Pictures should be excluded; otherwise, copy every entry exactly.
-- BEGIN --
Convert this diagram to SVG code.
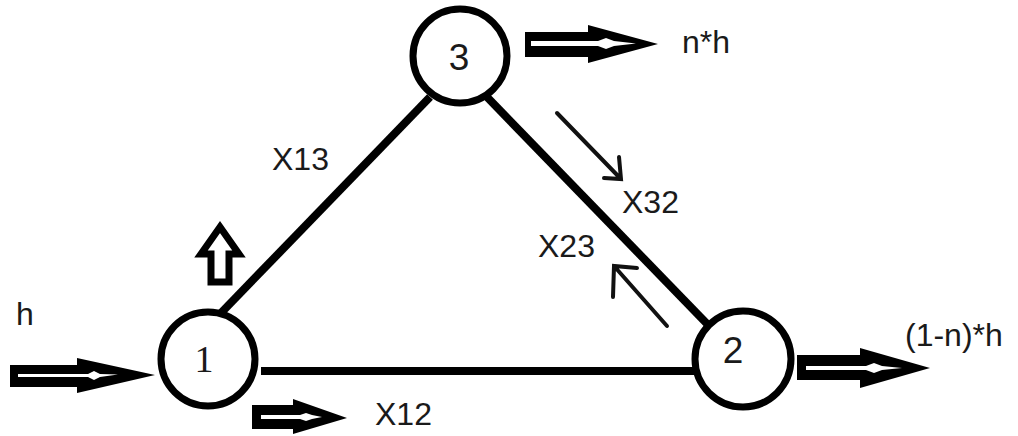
<svg xmlns="http://www.w3.org/2000/svg" width="1018" height="436" viewBox="0 0 1018 436">
<style>
.node{fill:#fff;stroke:#000;stroke-width:7}
.edge{stroke:#000;stroke-width:8;fill:none;stroke-linecap:butt}
.thin{stroke:#111;stroke-width:4;fill:none;stroke-linecap:round;stroke-linejoin:miter}
.blk{fill:#000}
.wht{fill:#fff}
.hol{fill:#fff;stroke:#000;stroke-width:7;stroke-linejoin:miter}
.lbl{font-family:"Liberation Sans",Arial,sans-serif;font-size:32px;fill:#1a1a1a}
.num{font-family:"Liberation Sans",Arial,sans-serif;font-size:37px;fill:#1a1a1a}
.numS{font-family:"Liberation Serif","Times New Roman",serif;font-size:38px;fill:#1a1a1a}
</style>
<rect width="1018" height="436" fill="#fff"/>
<g id="connectors">
<line class="edge" x1="261" y1="371" x2="696" y2="371"/>
<line class="edge" x1="220" y1="314" x2="430" y2="97"/>
<line class="edge" x1="487" y1="97" x2="714" y2="331"/>
<path class="thin" d="M557,113 L620,178 M619,157 L621,179 L604,178"/>
<path class="thin" d="M667,326 L614,266 M613,297 L614,266 L637,268"/>
<g id="arrow-in">
<path class="blk" d="M10,365 L77,365 L77,358 L155,375 L77,393 L77,387 L10,387 Z"/>
<path class="wht" d="M18,374 L88,374 L94,371 L100,374 L118,374.5 L100,377 L94,380 L88,377 L18,377 Z"/>
</g>
<g id="arrow-n3">
<path class="blk" d="M525,32 L588,32 L588,25 L658,44 L588,63 L588,57 L525,57 Z"/>
<path class="wht" d="M531,41 L598,41 L606,38 L614,41 L636,43.5 L614,46 L606,49 L598,46 L531,46 Z"/>
</g>
<g id="arrow-n2">
<path class="blk" d="M797,355 L860,355 L860,348 L930,368 L860,388 L860,380 L797,380 Z"/>
<path class="wht" d="M806,366 L866,366 L874,363 L882,366 L902,368 L882,370 L874,373 L866,370 L806,370 Z"/>
</g>
<g id="arrow-x12">
<path class="blk" d="M252,405 L293,405 L293,399 L347,418 L293,434 L293,429 L252,429 Z"/>
<path class="wht" d="M261,415 L300,415 L306,413 L312,415 L322,417 L312,419 L306,421 L300,419 L261,419 Z"/>
</g>
<g id="arrow-x13">
<path class="hol" d="M220,227 L239,254 L229,254 L229,282 L211,282 L211,254 L201,254 Z"/>
</g>
</g>
<g id="node1">
<circle class="node" cx="208" cy="359" r="47"/>
<text class="numS" x="204" y="372" text-anchor="middle">1</text>
</g>
<g id="node2">
<circle class="node" cx="743" cy="359" r="48"/>
<text class="num" x="733" y="363" text-anchor="middle">2</text>
</g>
<g id="node3">
<circle class="node" cx="460" cy="56" r="47"/>
<text class="num" x="459" y="70" text-anchor="middle">3</text>
</g>
<g id="labels">
<text class="lbl" x="16" y="325" font-size="35">h</text>
<text class="lbl" x="682" y="53">n*h</text>
<text class="lbl" x="272" y="170">X13</text>
<text class="lbl" x="622" y="213" font-size="30">X32</text>
<text class="lbl" x="538" y="257">X23</text>
<text class="lbl" x="375" y="425">X12</text>
<text class="lbl" x="905" y="346">(1-n)*h</text>
</g>
</svg>
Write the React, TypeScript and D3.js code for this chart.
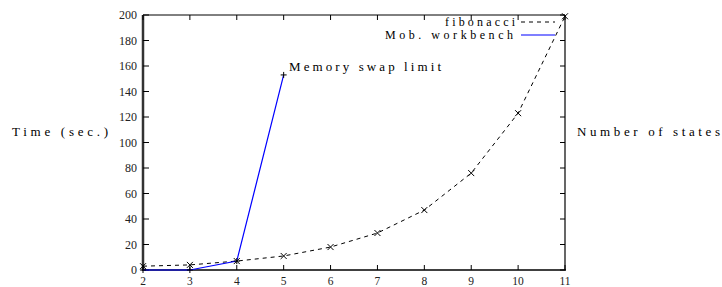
import React from "react";
import * as d3 from "d3";

const states = [2, 3, 4, 5, 6, 7, 8, 9, 10, 11];
const fibonacci = [3, 4, 7, 11, 18, 29, 47, 76, 123, 199];
const mobStates = [2, 3, 4, 5];
const mobWorkbench = [0, 0, 7, 153];
const yTicks = [0, 20, 40, 60, 80, 100, 120, 140, 160, 180, 200];
const xTicks = [2, 3, 4, 5, 6, 7, 8, 9, 10, 11];

const W = 722, H = 287;
const L = 143, R = 565, T = 15, B = 270;
const serif = "Liberation Serif";

export default function App() {
  const x = d3.scaleLinear().domain([2, 11]).range([L, R]);
  const y = d3.scaleLinear().domain([0, 200]).range([B, T]);
  const fibPts: [number, number][] = states.map((s, i) => [x(s), y(fibonacci[i])]);
  const mobPts: [number, number][] = mobStates.map((s, i) => [x(s), y(mobWorkbench[i])]);
  const line = d3.line();
  const m = 3;
  return (
    <svg width={W} height={H} style={{ position: "absolute", left: 0, top: 0, background: "#fff" }}>
      {/* frame */}
      <line x1={L} x2={R} y1={T} y2={T} stroke="#000" strokeWidth={1} />
      <line x1={R} x2={R} y1={T} y2={B} stroke="#000" strokeWidth={1.2} />
      <line x1={L} x2={R + 1} y1={B} y2={B} stroke="#000" strokeWidth={1.5} />
      <line x1={L} x2={L} y1={T} y2={B + 1} stroke="#333" strokeWidth={2.5} />
      {yTicks.map((t) => (
        <g key={"y" + t}>
          <line x1={L} x2={L + 6} y1={y(t)} y2={y(t)} stroke="#000" />
          <line x1={R - 5} x2={R} y1={y(t)} y2={y(t)} stroke="#000" />
          <text x={137} y={y(t)} dy="0.35em" textAnchor="end" fontFamily={serif} fontSize={12} fill="#222">{t}</text>
        </g>
      ))}
      {xTicks.map((t) => (
        <g key={"x" + t}>
          <line x1={x(t)} x2={x(t)} y1={B} y2={B - 5} stroke="#000" />
          <line x1={x(t)} x2={x(t)} y1={T} y2={T + 5} stroke="#000" />
          <text x={x(t)} y={284.5} textAnchor="middle" fontFamily={serif} fontSize={11.5} fill="#222">{t}</text>
        </g>
      ))}
      <text x={12} y={131} dy="0.35em" fontFamily={serif} fontSize={13} textLength={96} lengthAdjust="spacing">Time (sec.)</text>
      <text x={577} y={131} dy="0.35em" fontFamily={serif} fontSize={13} textLength={143} lengthAdjust="spacing">Number of states</text>
      {/* series */}
      <path d={line(fibPts) || ""} fill="none" stroke="#000" strokeWidth={1} strokeDasharray="4,4" />
      <path d={line(mobPts) || ""} fill="none" stroke="#00f" strokeWidth={1.2} />
      {fibPts.map(([px, py], i) => (
        <path key={"f" + i} d={`M${px - m},${py - m}L${px + m},${py + m}M${px - m},${py + m}L${px + m},${py - m}`} stroke="#000" strokeWidth={1} />
      ))}
      {mobPts.map(([px, py], i) => (
        <path key={"m" + i} d={`M${px - m},${py}L${px + m},${py}M${px},${py - m}L${px},${py + m}`} stroke="#000" strokeWidth={1} />
      ))}
      <text x={289} y={66} dy="0.35em" fontFamily={serif} fontSize={13} textLength={152} lengthAdjust="spacing">Memory swap limit</text>
      {/* legend */}
      <text x={445} y={22} dy="0.35em" fontFamily={serif} fontSize={12} textLength={70} lengthAdjust="spacing">fibonacci</text>
      <line x1={521} x2={555} y1={22} y2={22} stroke="#000" strokeDasharray="4,4" />
      <text x={385} y={35} dy="0.35em" fontFamily={serif} fontSize={12} textLength={128} lengthAdjust="spacing">Mob. workbench</text>
      <line x1={521} x2={555} y1={35} y2={35} stroke="#00f" strokeWidth={1.2} />
    </svg>
  );
}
-- END --
TASK RESULT =>
Convert this diagram to SVG code.
<svg xmlns="http://www.w3.org/2000/svg" width="1018" height="436" viewBox="0 0 1018 436">
<style>
.node{fill:#fff;stroke:#000;stroke-width:7}
.edge{stroke:#000;stroke-width:8;fill:none;stroke-linecap:butt}
.thin{stroke:#111;stroke-width:4;fill:none;stroke-linecap:round;stroke-linejoin:miter}
.blk{fill:#000}
.wht{fill:#fff}
.hol{fill:#fff;stroke:#000;stroke-width:7;stroke-linejoin:miter}
.lbl{font-family:"Liberation Sans",Arial,sans-serif;font-size:32px;fill:#1a1a1a}
.num{font-family:"Liberation Sans",Arial,sans-serif;font-size:37px;fill:#1a1a1a}
.numS{font-family:"Liberation Serif","Times New Roman",serif;font-size:38px;fill:#1a1a1a}
</style>
<rect width="1018" height="436" fill="#fff"/>
<g id="connectors">
<line class="edge" x1="261" y1="371" x2="696" y2="371"/>
<line class="edge" x1="220" y1="314" x2="430" y2="97"/>
<line class="edge" x1="487" y1="97" x2="714" y2="331"/>
<path class="thin" d="M557,113 L620,178 M619,157 L621,179 L604,178"/>
<path class="thin" d="M667,326 L614,266 M613,297 L614,266 L637,268"/>
<g id="arrow-in">
<path class="blk" d="M10,365 L77,365 L77,358 L155,375 L77,393 L77,387 L10,387 Z"/>
<path class="wht" d="M18,374 L88,374 L94,371 L100,374 L118,374.5 L100,377 L94,380 L88,377 L18,377 Z"/>
</g>
<g id="arrow-n3">
<path class="blk" d="M525,32 L588,32 L588,25 L658,44 L588,63 L588,57 L525,57 Z"/>
<path class="wht" d="M531,41 L598,41 L606,38 L614,41 L636,43.5 L614,46 L606,49 L598,46 L531,46 Z"/>
</g>
<g id="arrow-n2">
<path class="blk" d="M797,355 L860,355 L860,348 L930,368 L860,388 L860,380 L797,380 Z"/>
<path class="wht" d="M806,366 L866,366 L874,363 L882,366 L902,368 L882,370 L874,373 L866,370 L806,370 Z"/>
</g>
<g id="arrow-x12">
<path class="blk" d="M252,405 L293,405 L293,399 L347,418 L293,434 L293,429 L252,429 Z"/>
<path class="wht" d="M261,415 L300,415 L306,413 L312,415 L322,417 L312,419 L306,421 L300,419 L261,419 Z"/>
</g>
<g id="arrow-x13">
<path class="hol" d="M220,227 L239,254 L229,254 L229,282 L211,282 L211,254 L201,254 Z"/>
</g>
</g>
<g id="node1">
<circle class="node" cx="208" cy="359" r="47"/>
<text class="numS" x="204" y="372" text-anchor="middle">1</text>
</g>
<g id="node2">
<circle class="node" cx="743" cy="359" r="48"/>
<text class="num" x="733" y="363" text-anchor="middle">2</text>
</g>
<g id="node3">
<circle class="node" cx="460" cy="56" r="47"/>
<text class="num" x="459" y="70" text-anchor="middle">3</text>
</g>
<g id="labels">
<text class="lbl" x="16" y="325" font-size="35">h</text>
<text class="lbl" x="682" y="53">n*h</text>
<text class="lbl" x="272" y="170">X13</text>
<text class="lbl" x="622" y="213" font-size="30">X32</text>
<text class="lbl" x="538" y="257">X23</text>
<text class="lbl" x="375" y="425">X12</text>
<text class="lbl" x="905" y="346">(1-n)*h</text>
</g>
</svg>
Write the React, TypeScript and D3.js code for this chart.
import React from "react";
import * as d3 from "d3";

const states = [2, 3, 4, 5, 6, 7, 8, 9, 10, 11];
const fibonacci = [3, 4, 7, 11, 18, 29, 47, 76, 123, 199];
const mobStates = [2, 3, 4, 5];
const mobWorkbench = [0, 0, 7, 153];
const yTicks = [0, 20, 40, 60, 80, 100, 120, 140, 160, 180, 200];
const xTicks = [2, 3, 4, 5, 6, 7, 8, 9, 10, 11];

const W = 722, H = 287;
const L = 143, R = 565, T = 15, B = 270;
const serif = "Liberation Serif";

export default function App() {
  const x = d3.scaleLinear().domain([2, 11]).range([L, R]);
  const y = d3.scaleLinear().domain([0, 200]).range([B, T]);
  const fibPts: [number, number][] = states.map((s, i) => [x(s), y(fibonacci[i])]);
  const mobPts: [number, number][] = mobStates.map((s, i) => [x(s), y(mobWorkbench[i])]);
  const line = d3.line();
  const m = 3;
  return (
    <svg width={W} height={H} style={{ position: "absolute", left: 0, top: 0, background: "#fff" }}>
      {/* frame */}
      <line x1={L} x2={R} y1={T} y2={T} stroke="#000" strokeWidth={1} />
      <line x1={R} x2={R} y1={T} y2={B} stroke="#000" strokeWidth={1.2} />
      <line x1={L} x2={R + 1} y1={B} y2={B} stroke="#000" strokeWidth={1.5} />
      <line x1={L} x2={L} y1={T} y2={B + 1} stroke="#333" strokeWidth={2.5} />
      {yTicks.map((t) => (
        <g key={"y" + t}>
          <line x1={L} x2={L + 6} y1={y(t)} y2={y(t)} stroke="#000" />
          <line x1={R - 5} x2={R} y1={y(t)} y2={y(t)} stroke="#000" />
          <text x={137} y={y(t)} dy="0.35em" textAnchor="end" fontFamily={serif} fontSize={12} fill="#222">{t}</text>
        </g>
      ))}
      {xTicks.map((t) => (
        <g key={"x" + t}>
          <line x1={x(t)} x2={x(t)} y1={B} y2={B - 5} stroke="#000" />
          <line x1={x(t)} x2={x(t)} y1={T} y2={T + 5} stroke="#000" />
          <text x={x(t)} y={284.5} textAnchor="middle" fontFamily={serif} fontSize={11.5} fill="#222">{t}</text>
        </g>
      ))}
      <text x={12} y={131} dy="0.35em" fontFamily={serif} fontSize={13} textLength={96} lengthAdjust="spacing">Time (sec.)</text>
      <text x={577} y={131} dy="0.35em" fontFamily={serif} fontSize={13} textLength={143} lengthAdjust="spacing">Number of states</text>
      {/* series */}
      <path d={line(fibPts) || ""} fill="none" stroke="#000" strokeWidth={1} strokeDasharray="4,4" />
      <path d={line(mobPts) || ""} fill="none" stroke="#00f" strokeWidth={1.2} />
      {fibPts.map(([px, py], i) => (
        <path key={"f" + i} d={`M${px - m},${py - m}L${px + m},${py + m}M${px - m},${py + m}L${px + m},${py - m}`} stroke="#000" strokeWidth={1} />
      ))}
      {mobPts.map(([px, py], i) => (
        <path key={"m" + i} d={`M${px - m},${py}L${px + m},${py}M${px},${py - m}L${px},${py + m}`} stroke="#000" strokeWidth={1} />
      ))}
      <text x={289} y={66} dy="0.35em" fontFamily={serif} fontSize={13} textLength={152} lengthAdjust="spacing">Memory swap limit</text>
      {/* legend */}
      <text x={445} y={22} dy="0.35em" fontFamily={serif} fontSize={12} textLength={70} lengthAdjust="spacing">fibonacci</text>
      <line x1={521} x2={555} y1={22} y2={22} stroke="#000" strokeDasharray="4,4" />
      <text x={385} y={35} dy="0.35em" fontFamily={serif} fontSize={12} textLength={128} lengthAdjust="spacing">Mob. workbench</text>
      <line x1={521} x2={555} y1={35} y2={35} stroke="#00f" strokeWidth={1.2} />
    </svg>
  );
}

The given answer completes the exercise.